Without the images, write out the whole listing exactly.

------ GIVEN ENTRIES

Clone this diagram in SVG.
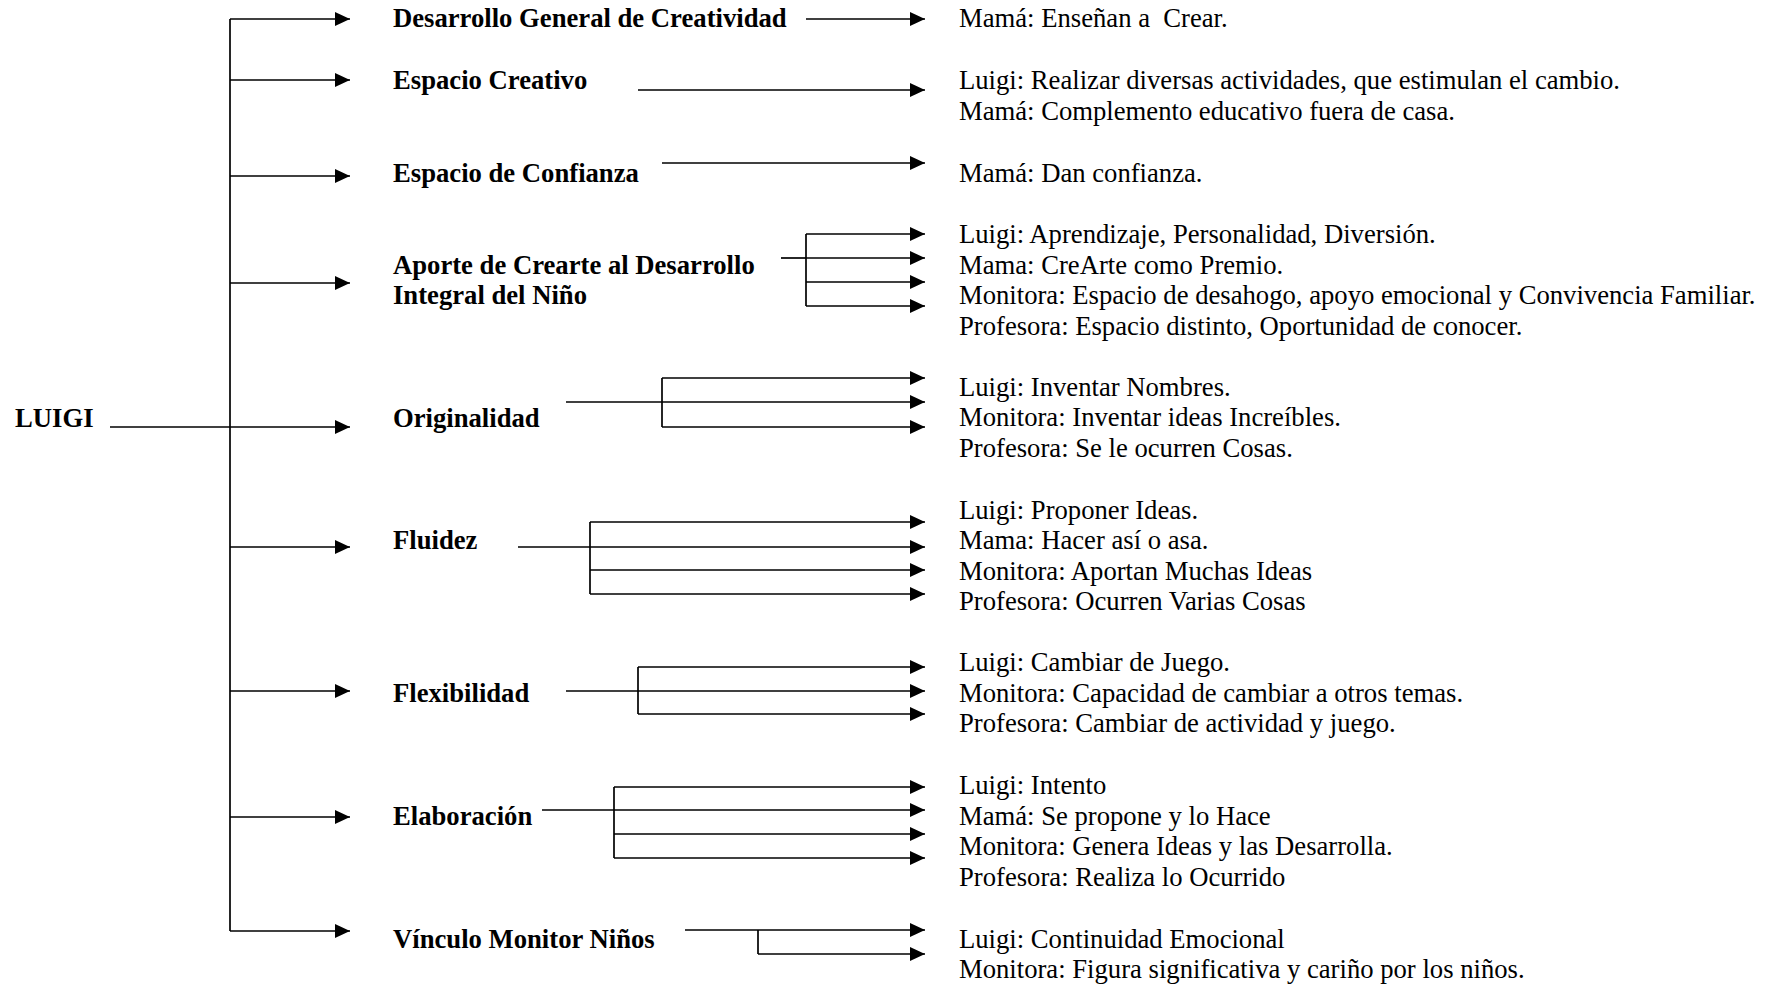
<svg xmlns="http://www.w3.org/2000/svg" width="1771" height="985" viewBox="0 0 1771 985">
<style>
text{font-family:"Liberation Serif","Times New Roman",serif;font-size:26.67px;fill:#000}
.b{font-weight:bold}
.c line,.c path{stroke:#000;stroke-width:1.7;fill:none}
.a{marker-end:url(#ah)}
</style>
<defs>
<marker id="ah" markerUnits="userSpaceOnUse" markerWidth="16" markerHeight="15" refX="15" refY="7" orient="auto">
<path d="M0,0 L15,7 L0,14 z" fill="#000"/>
</marker>
</defs>
<rect width="1771" height="985" fill="#fff"/>
<g id="connectors" class="c">
<line x1="110" y1="427" x2="230" y2="427"/>
<line x1="230" y1="19" x2="230" y2="931"/>
<line class="a" x1="230" y1="19" x2="350" y2="19"/>
<line class="a" x1="230" y1="80" x2="350" y2="80"/>
<line class="a" x1="230" y1="176" x2="350" y2="176"/>
<line class="a" x1="230" y1="283" x2="350" y2="283"/>
<line class="a" x1="230" y1="427" x2="350" y2="427"/>
<line class="a" x1="230" y1="547" x2="350" y2="547"/>
<line class="a" x1="230" y1="691" x2="350" y2="691"/>
<line class="a" x1="230" y1="817" x2="350" y2="817"/>
<line class="a" x1="230" y1="931" x2="350" y2="931"/>
<line class="a" x1="806" y1="19" x2="925" y2="19"/>
<line class="a" x1="638" y1="90" x2="925" y2="90"/>
<line class="a" x1="662" y1="163" x2="925" y2="163"/>
<line x1="781" y1="258" x2="806" y2="258"/>
<line x1="806" y1="234" x2="806" y2="306"/>
<line class="a" x1="806" y1="234" x2="925" y2="234"/>
<line class="a" x1="806" y1="258" x2="925" y2="258"/>
<line class="a" x1="806" y1="282" x2="925" y2="282"/>
<line class="a" x1="806" y1="306" x2="925" y2="306"/>
<line x1="566" y1="402" x2="662" y2="402"/>
<line x1="662" y1="378" x2="662" y2="427"/>
<line class="a" x1="662" y1="378" x2="925" y2="378"/>
<line class="a" x1="662" y1="402" x2="925" y2="402"/>
<line class="a" x1="662" y1="427" x2="925" y2="427"/>
<line x1="518" y1="547" x2="590" y2="547"/>
<line x1="590" y1="522" x2="590" y2="594"/>
<line class="a" x1="590" y1="522" x2="925" y2="522"/>
<line class="a" x1="590" y1="547" x2="925" y2="547"/>
<line class="a" x1="590" y1="570" x2="925" y2="570"/>
<line class="a" x1="590" y1="594" x2="925" y2="594"/>
<line x1="566" y1="691" x2="638" y2="691"/>
<line x1="638" y1="667" x2="638" y2="714"/>
<line class="a" x1="638" y1="667" x2="925" y2="667"/>
<line class="a" x1="638" y1="691" x2="925" y2="691"/>
<line class="a" x1="638" y1="714" x2="925" y2="714"/>
<line x1="542" y1="810" x2="614" y2="810"/>
<line x1="614" y1="787" x2="614" y2="858"/>
<line class="a" x1="614" y1="787" x2="925" y2="787"/>
<line class="a" x1="614" y1="810" x2="925" y2="810"/>
<line class="a" x1="614" y1="834" x2="925" y2="834"/>
<line class="a" x1="614" y1="858" x2="925" y2="858"/>
<line class="a" x1="685" y1="930" x2="925" y2="930"/>
<line x1="758" y1="930" x2="758" y2="954"/>
<line class="a" x1="758" y1="954" x2="925" y2="954"/>
</g>
<g id="luigi"><text class="b" x="15" y="427">LUIGI</text></g>
<g id="n1"><text class="b" x="393" y="27">Desarrollo General de Creatividad</text>
<text x="959" y="27" style="white-space:pre">Mamá: Enseñan a  Crear.</text></g>
<g id="n2"><text class="b" x="393" y="89">Espacio Creativo</text>
<text x="959" y="89">Luigi: Realizar diversas actividades, que estimulan el cambio.</text>
<text x="959" y="119.5">Mamá: Complemento educativo fuera de casa.</text></g>
<g id="n3"><text class="b" x="393" y="182">Espacio de Confianza</text>
<text x="959" y="182">Mamá: Dan confianza.</text></g>
<g id="n4"><text class="b" x="393" y="274">Aporte de Crearte al Desarrollo</text>
<text class="b" x="393" y="304">Integral del Niño</text>
<text x="959" y="243">Luigi: Aprendizaje, Personalidad, Diversión.</text>
<text x="959" y="273.5">Mama: CreArte como Premio.</text>
<text x="959" y="304">Monitora: Espacio de desahogo, apoyo emocional y Convivencia Familiar.</text>
<text x="959" y="334.5">Profesora: Espacio distinto, Oportunidad de conocer.</text></g>
<g id="n5"><text class="b" x="393" y="427">Originalidad</text>
<text x="959" y="395.5">Luigi: Inventar Nombres.</text>
<text x="959" y="426">Monitora: Inventar ideas Increíbles.</text>
<text x="959" y="457">Profesora: Se le ocurren Cosas.</text></g>
<g id="n6"><text class="b" x="393" y="549">Fluidez</text>
<text x="959" y="518.5">Luigi: Proponer Ideas.</text>
<text x="959" y="549">Mama: Hacer así o asa.</text>
<text x="959" y="579.5">Monitora: Aportan Muchas Ideas</text>
<text x="959" y="610">Profesora: Ocurren Varias Cosas</text></g>
<g id="n7"><text class="b" x="393" y="702">Flexibilidad</text>
<text x="959" y="671">Luigi: Cambiar de Juego.</text>
<text x="959" y="701.5">Monitora: Capacidad de cambiar a otros temas.</text>
<text x="959" y="732">Profesora: Cambiar de actividad y juego.</text></g>
<g id="n8"><text class="b" x="393" y="825">Elaboración</text>
<text x="959" y="794">Luigi: Intento</text>
<text x="959" y="825">Mamá: Se propone y lo Hace</text>
<text x="959" y="855">Monitora: Genera Ideas y las Desarrolla.</text>
<text x="959" y="886">Profesora: Realiza lo Ocurrido</text></g>
<g id="n9"><text class="b" x="393" y="948">Vínculo Monitor Niños</text>
<text x="959" y="948">Luigi: Continuidad Emocional</text>
<text x="959" y="978">Monitora: Figura significativa y cariño por los niños.</text></g>
</svg>
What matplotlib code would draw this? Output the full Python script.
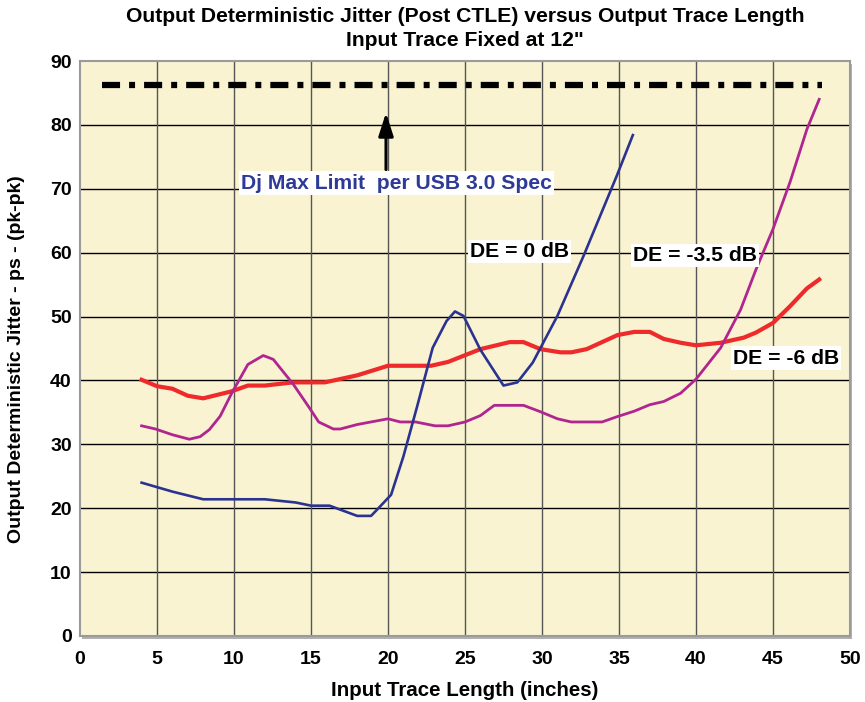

------------

*COMPLETE OUTPUT:*
Clone this diagram in SVG.
<svg xmlns="http://www.w3.org/2000/svg" width="1771" height="985" viewBox="0 0 1771 985">
<style>
text{font-family:"Liberation Serif","Times New Roman",serif;font-size:26.67px;fill:#000}
.b{font-weight:bold}
.c line,.c path{stroke:#000;stroke-width:1.7;fill:none}
.a{marker-end:url(#ah)}
</style>
<defs>
<marker id="ah" markerUnits="userSpaceOnUse" markerWidth="16" markerHeight="15" refX="15" refY="7" orient="auto">
<path d="M0,0 L15,7 L0,14 z" fill="#000"/>
</marker>
</defs>
<rect width="1771" height="985" fill="#fff"/>
<g id="connectors" class="c">
<line x1="110" y1="427" x2="230" y2="427"/>
<line x1="230" y1="19" x2="230" y2="931"/>
<line class="a" x1="230" y1="19" x2="350" y2="19"/>
<line class="a" x1="230" y1="80" x2="350" y2="80"/>
<line class="a" x1="230" y1="176" x2="350" y2="176"/>
<line class="a" x1="230" y1="283" x2="350" y2="283"/>
<line class="a" x1="230" y1="427" x2="350" y2="427"/>
<line class="a" x1="230" y1="547" x2="350" y2="547"/>
<line class="a" x1="230" y1="691" x2="350" y2="691"/>
<line class="a" x1="230" y1="817" x2="350" y2="817"/>
<line class="a" x1="230" y1="931" x2="350" y2="931"/>
<line class="a" x1="806" y1="19" x2="925" y2="19"/>
<line class="a" x1="638" y1="90" x2="925" y2="90"/>
<line class="a" x1="662" y1="163" x2="925" y2="163"/>
<line x1="781" y1="258" x2="806" y2="258"/>
<line x1="806" y1="234" x2="806" y2="306"/>
<line class="a" x1="806" y1="234" x2="925" y2="234"/>
<line class="a" x1="806" y1="258" x2="925" y2="258"/>
<line class="a" x1="806" y1="282" x2="925" y2="282"/>
<line class="a" x1="806" y1="306" x2="925" y2="306"/>
<line x1="566" y1="402" x2="662" y2="402"/>
<line x1="662" y1="378" x2="662" y2="427"/>
<line class="a" x1="662" y1="378" x2="925" y2="378"/>
<line class="a" x1="662" y1="402" x2="925" y2="402"/>
<line class="a" x1="662" y1="427" x2="925" y2="427"/>
<line x1="518" y1="547" x2="590" y2="547"/>
<line x1="590" y1="522" x2="590" y2="594"/>
<line class="a" x1="590" y1="522" x2="925" y2="522"/>
<line class="a" x1="590" y1="547" x2="925" y2="547"/>
<line class="a" x1="590" y1="570" x2="925" y2="570"/>
<line class="a" x1="590" y1="594" x2="925" y2="594"/>
<line x1="566" y1="691" x2="638" y2="691"/>
<line x1="638" y1="667" x2="638" y2="714"/>
<line class="a" x1="638" y1="667" x2="925" y2="667"/>
<line class="a" x1="638" y1="691" x2="925" y2="691"/>
<line class="a" x1="638" y1="714" x2="925" y2="714"/>
<line x1="542" y1="810" x2="614" y2="810"/>
<line x1="614" y1="787" x2="614" y2="858"/>
<line class="a" x1="614" y1="787" x2="925" y2="787"/>
<line class="a" x1="614" y1="810" x2="925" y2="810"/>
<line class="a" x1="614" y1="834" x2="925" y2="834"/>
<line class="a" x1="614" y1="858" x2="925" y2="858"/>
<line class="a" x1="685" y1="930" x2="925" y2="930"/>
<line x1="758" y1="930" x2="758" y2="954"/>
<line class="a" x1="758" y1="954" x2="925" y2="954"/>
</g>
<g id="luigi"><text class="b" x="15" y="427">LUIGI</text></g>
<g id="n1"><text class="b" x="393" y="27">Desarrollo General de Creatividad</text>
<text x="959" y="27" style="white-space:pre">Mamá: Enseñan a  Crear.</text></g>
<g id="n2"><text class="b" x="393" y="89">Espacio Creativo</text>
<text x="959" y="89">Luigi: Realizar diversas actividades, que estimulan el cambio.</text>
<text x="959" y="119.5">Mamá: Complemento educativo fuera de casa.</text></g>
<g id="n3"><text class="b" x="393" y="182">Espacio de Confianza</text>
<text x="959" y="182">Mamá: Dan confianza.</text></g>
<g id="n4"><text class="b" x="393" y="274">Aporte de Crearte al Desarrollo</text>
<text class="b" x="393" y="304">Integral del Niño</text>
<text x="959" y="243">Luigi: Aprendizaje, Personalidad, Diversión.</text>
<text x="959" y="273.5">Mama: CreArte como Premio.</text>
<text x="959" y="304">Monitora: Espacio de desahogo, apoyo emocional y Convivencia Familiar.</text>
<text x="959" y="334.5">Profesora: Espacio distinto, Oportunidad de conocer.</text></g>
<g id="n5"><text class="b" x="393" y="427">Originalidad</text>
<text x="959" y="395.5">Luigi: Inventar Nombres.</text>
<text x="959" y="426">Monitora: Inventar ideas Increíbles.</text>
<text x="959" y="457">Profesora: Se le ocurren Cosas.</text></g>
<g id="n6"><text class="b" x="393" y="549">Fluidez</text>
<text x="959" y="518.5">Luigi: Proponer Ideas.</text>
<text x="959" y="549">Mama: Hacer así o asa.</text>
<text x="959" y="579.5">Monitora: Aportan Muchas Ideas</text>
<text x="959" y="610">Profesora: Ocurren Varias Cosas</text></g>
<g id="n7"><text class="b" x="393" y="702">Flexibilidad</text>
<text x="959" y="671">Luigi: Cambiar de Juego.</text>
<text x="959" y="701.5">Monitora: Capacidad de cambiar a otros temas.</text>
<text x="959" y="732">Profesora: Cambiar de actividad y juego.</text></g>
<g id="n8"><text class="b" x="393" y="825">Elaboración</text>
<text x="959" y="794">Luigi: Intento</text>
<text x="959" y="825">Mamá: Se propone y lo Hace</text>
<text x="959" y="855">Monitora: Genera Ideas y las Desarrolla.</text>
<text x="959" y="886">Profesora: Realiza lo Ocurrido</text></g>
<g id="n9"><text class="b" x="393" y="948">Vínculo Monitor Niños</text>
<text x="959" y="948">Luigi: Continuidad Emocional</text>
<text x="959" y="978">Monitora: Figura significativa y cariño por los niños.</text></g>
</svg>
What matplotlib code would draw this? Output the full Python script.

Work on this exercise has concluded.